San Francisco's Exploratorium, a destination for science education for three generations of Bay Area visitors, will demonstrate some really important science when it moves to its new location on San Francisco's waterfront in 2013. Using rooftop solar and advanced energy conservation tools, the museum expects to generate all the energy it uses on-site, making it a "zero-net energy" institution.

The museum's new home at Piers 15-17 on The Embarcadero, slated for opening in spring 2013, will be powered by a 1.3-megawatt photovoltaic array installed on the building's roof by SunPower. The array's 5,874 solar panels make it the largest rooftop solar installation on a U.S. science museum. The Exploratorium expects to sell any surplus power generated by the array to PG&E's grid. A display inside the museum will update visitors on current output of the array, updated every 15 minutes.

The museum's rooftop solar is just one aspect of the new LEED-certified museum grounds. Indoor climate control will be accomplished with the help of San Francisco Bay, whose water stays between 50° and 65° year-round. Piped through a series of heat exchangers, that water will help cool the building during the summer and boost indoor heating on days when the air temperature falls below 50°. Indoor air quality will be maintained by use of non-outgassing construction materials, and the ventilation system will keep the air flowing without allowing it to recirculate.
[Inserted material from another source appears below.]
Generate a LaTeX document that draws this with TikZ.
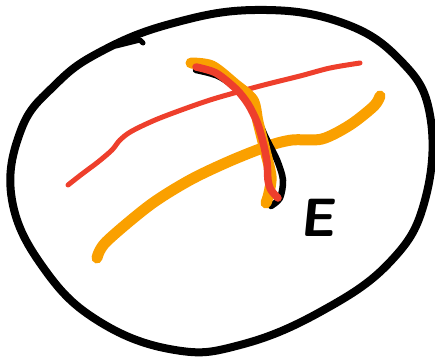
\documentclass[tikz,border=0pt]{standalone}
\usepackage{tikz}
\definecolor{skred}{HTML}{EE3F2C}
\definecolor{skorange}{HTML}{FAA000}
\tikzset{
  blob/.style={draw=black,line width=8pt,line cap=round,line join=round},
  redthin/.style={draw=skred,line width=5pt,line cap=round,line join=round},
  redthick/.style={draw=skred,line width=7.5pt,line cap=round,line join=round},
  orthick/.style={draw=skorange,line width=11pt,line cap=round,line join=round},
  inkthick/.style={draw=black,line width=6.5pt,line cap=round,line join=round},
  lab/.style={font=\fontsize{54}{54}\selectfont\sffamily\bfseries,text=black,inner sep=0pt},
}
\begin{document}
\begin{tikzpicture}[x=1pt,y=-1pt]
  \useasboundingbox (0,0) rectangle (435,361);
  % outline
  \draw[blob] plot[smooth cycle,tension=0.7] coordinates {
    (100,52) (170,24) (255,10) (340,22) (400,60) (430,115) (425,200)
    (390,262) (320,312) (240,345) (175,350) (100,322) (45,270) (12,200)
    (21,130) (55,85)};
  \draw[blob,line width=5pt] (116,46) -- (140,40) -- (143,43);
  % curves
  \draw[redthin] plot[smooth] coordinates {
    (68,185) (82,174) (98,162) (112,150) (120,140) (132,131) (160,118)
    (210,100) (260,86) (300,76) (330,68) (360,63)};
  \draw[orthick] plot[smooth] coordinates {
    (97,258) (106,242) (150,205) (190,180) (230,161) (268,146) (292,140)
    (322,139) (350,125) (374,106) (380,96)};
  \draw[inkthick] plot[smooth] coordinates {
    (196,70) (218,76) (238,90) (254,112) (266,138) (277,160) (283,180) (280,198) (271,206)};
  \draw[orthick] plot[smooth] coordinates {
    (191,63) (212,66) (235,84) (253,100) (258,122) (265,150) (271,176)
    (269,193) (266,203)};
  \draw[redthick] plot[smooth] coordinates {
    (196,67) (216,73) (236,89) (248,104) (257,122) (263,142) (267,162)
    (268,180) (271,190) (278,198)};
  % label
  \node[lab,xslant=0.1] (e) at (320,218) {E};
\end{tikzpicture}
\end{document}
Even those sections of the roof not covered in solar panels have a part to play in conserving the museum's resources. Rainwater hitting the roof will be used to flush museum toilets and floor drains, with unused rainwater routed to the Bay after being filtered.

The first phase of the Exploratorium's new grounds includes 330,000 square feet of indoor and outdoor exhibit space on Piers 15 and 17, in a spot visited by millions of tourists each year. Some of those tourists may wonder why, if rooftop solar can power a large museum in famously foggy San Francisco, why it couldn't work for them at home. And that might just be the most important education the Exploratorium's new home performs.